Thursday, 18 April 2013

Contributing to GraphChi

GraphChi is a framework for processing large graphs efficiently on a single machine, developed by Aapo Kyrölä of CMU as a spin off from the impressive GraphLab distributed graph processing project.  Both GraphLab and GraphChi come with a really handy Collaborative Filtering Toolbox, implementing numerous recent algorithms and developed at CMU by Danny Bickson.

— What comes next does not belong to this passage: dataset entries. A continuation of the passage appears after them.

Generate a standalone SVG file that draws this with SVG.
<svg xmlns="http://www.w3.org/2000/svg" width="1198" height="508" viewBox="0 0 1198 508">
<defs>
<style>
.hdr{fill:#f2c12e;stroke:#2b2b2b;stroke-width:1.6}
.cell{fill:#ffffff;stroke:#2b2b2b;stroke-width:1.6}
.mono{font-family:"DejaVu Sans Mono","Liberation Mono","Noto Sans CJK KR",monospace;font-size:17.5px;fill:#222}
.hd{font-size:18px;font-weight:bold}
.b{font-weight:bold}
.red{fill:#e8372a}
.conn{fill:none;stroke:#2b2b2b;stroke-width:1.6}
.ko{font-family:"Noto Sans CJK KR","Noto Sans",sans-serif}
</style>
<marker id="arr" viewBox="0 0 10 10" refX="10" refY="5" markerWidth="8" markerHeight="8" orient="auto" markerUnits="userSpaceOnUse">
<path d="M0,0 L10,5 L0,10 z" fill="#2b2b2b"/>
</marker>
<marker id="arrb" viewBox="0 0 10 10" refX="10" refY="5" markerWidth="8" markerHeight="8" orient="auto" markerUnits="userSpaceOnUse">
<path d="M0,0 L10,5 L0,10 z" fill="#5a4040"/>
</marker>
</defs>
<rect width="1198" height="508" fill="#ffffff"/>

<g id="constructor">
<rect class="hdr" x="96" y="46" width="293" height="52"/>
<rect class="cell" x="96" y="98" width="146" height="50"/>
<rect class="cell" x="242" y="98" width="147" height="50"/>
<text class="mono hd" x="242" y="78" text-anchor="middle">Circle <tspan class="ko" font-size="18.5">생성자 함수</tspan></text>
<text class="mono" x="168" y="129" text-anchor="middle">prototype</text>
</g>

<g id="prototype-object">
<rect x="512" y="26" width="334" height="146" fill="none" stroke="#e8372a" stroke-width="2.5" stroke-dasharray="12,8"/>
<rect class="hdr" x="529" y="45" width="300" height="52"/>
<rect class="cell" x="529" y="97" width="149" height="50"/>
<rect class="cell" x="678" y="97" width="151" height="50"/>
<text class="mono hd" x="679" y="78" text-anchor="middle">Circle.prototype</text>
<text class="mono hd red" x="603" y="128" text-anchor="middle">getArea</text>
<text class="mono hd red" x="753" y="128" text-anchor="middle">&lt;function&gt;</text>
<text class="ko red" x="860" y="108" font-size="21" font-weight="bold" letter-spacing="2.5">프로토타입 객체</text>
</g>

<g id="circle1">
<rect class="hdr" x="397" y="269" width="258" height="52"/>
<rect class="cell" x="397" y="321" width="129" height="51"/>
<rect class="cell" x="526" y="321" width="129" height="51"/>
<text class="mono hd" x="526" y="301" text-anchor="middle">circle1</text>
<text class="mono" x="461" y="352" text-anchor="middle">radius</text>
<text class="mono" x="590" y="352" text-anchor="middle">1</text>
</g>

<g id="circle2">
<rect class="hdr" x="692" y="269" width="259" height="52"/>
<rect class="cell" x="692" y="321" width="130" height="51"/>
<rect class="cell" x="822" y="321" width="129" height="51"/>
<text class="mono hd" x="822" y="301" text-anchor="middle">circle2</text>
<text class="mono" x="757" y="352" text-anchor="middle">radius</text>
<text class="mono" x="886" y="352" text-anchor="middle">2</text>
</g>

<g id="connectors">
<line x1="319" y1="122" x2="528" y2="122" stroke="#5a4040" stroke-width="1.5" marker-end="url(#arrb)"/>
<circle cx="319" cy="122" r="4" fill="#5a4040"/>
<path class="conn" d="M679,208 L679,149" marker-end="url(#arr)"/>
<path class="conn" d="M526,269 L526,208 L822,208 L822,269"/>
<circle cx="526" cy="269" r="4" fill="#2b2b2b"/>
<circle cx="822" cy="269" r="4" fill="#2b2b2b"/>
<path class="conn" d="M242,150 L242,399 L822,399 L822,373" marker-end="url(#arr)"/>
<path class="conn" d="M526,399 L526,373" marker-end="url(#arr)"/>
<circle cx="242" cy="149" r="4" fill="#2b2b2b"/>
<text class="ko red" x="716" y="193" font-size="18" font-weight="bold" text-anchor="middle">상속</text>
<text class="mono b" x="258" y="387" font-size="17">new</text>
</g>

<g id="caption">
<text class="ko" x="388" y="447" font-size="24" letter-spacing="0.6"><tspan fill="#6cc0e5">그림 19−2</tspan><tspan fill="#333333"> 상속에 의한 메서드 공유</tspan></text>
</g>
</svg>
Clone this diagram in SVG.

GraphChi looks like a great project so I decided to try to contribute to it and took the chance to implement an algorithm that I'd been wanting to investigate with for a while: Collaborative Less-is-More Filtering, developed by Yue Shi at TU Delft, which won a best paper award at RecSys last year.  CLiMF optimises for the Mean Reciprocal Rank of correctly predicted items i.e. it's designed to promote accuracy and diversity in recommendations at the same time.  Although it's really intended for binary preference data like follow or friend relations, it's easy to implement a threshold on ratings that automatically binarises them during learning, so CLiMF can also be used with ratings datasets.

Danny made contributing to the toolbox really easy and CLiMF is now available in GraphChi, and documented alongside the other algorithms.  I also wrote a simple Python implementation which works fine for small datasets and which was useful for reference.

You can get the latest version of GraphChi and the collaborative filtering toolbox from here.

1 comment:

  1. Hey Mark, that's really neat: I did not know about graphchi and its recs toolbox!

    Btw, it might no longer be necessary (thanks to graphchi), but your python implementation looks like a great candidate to be reimplemented in theano.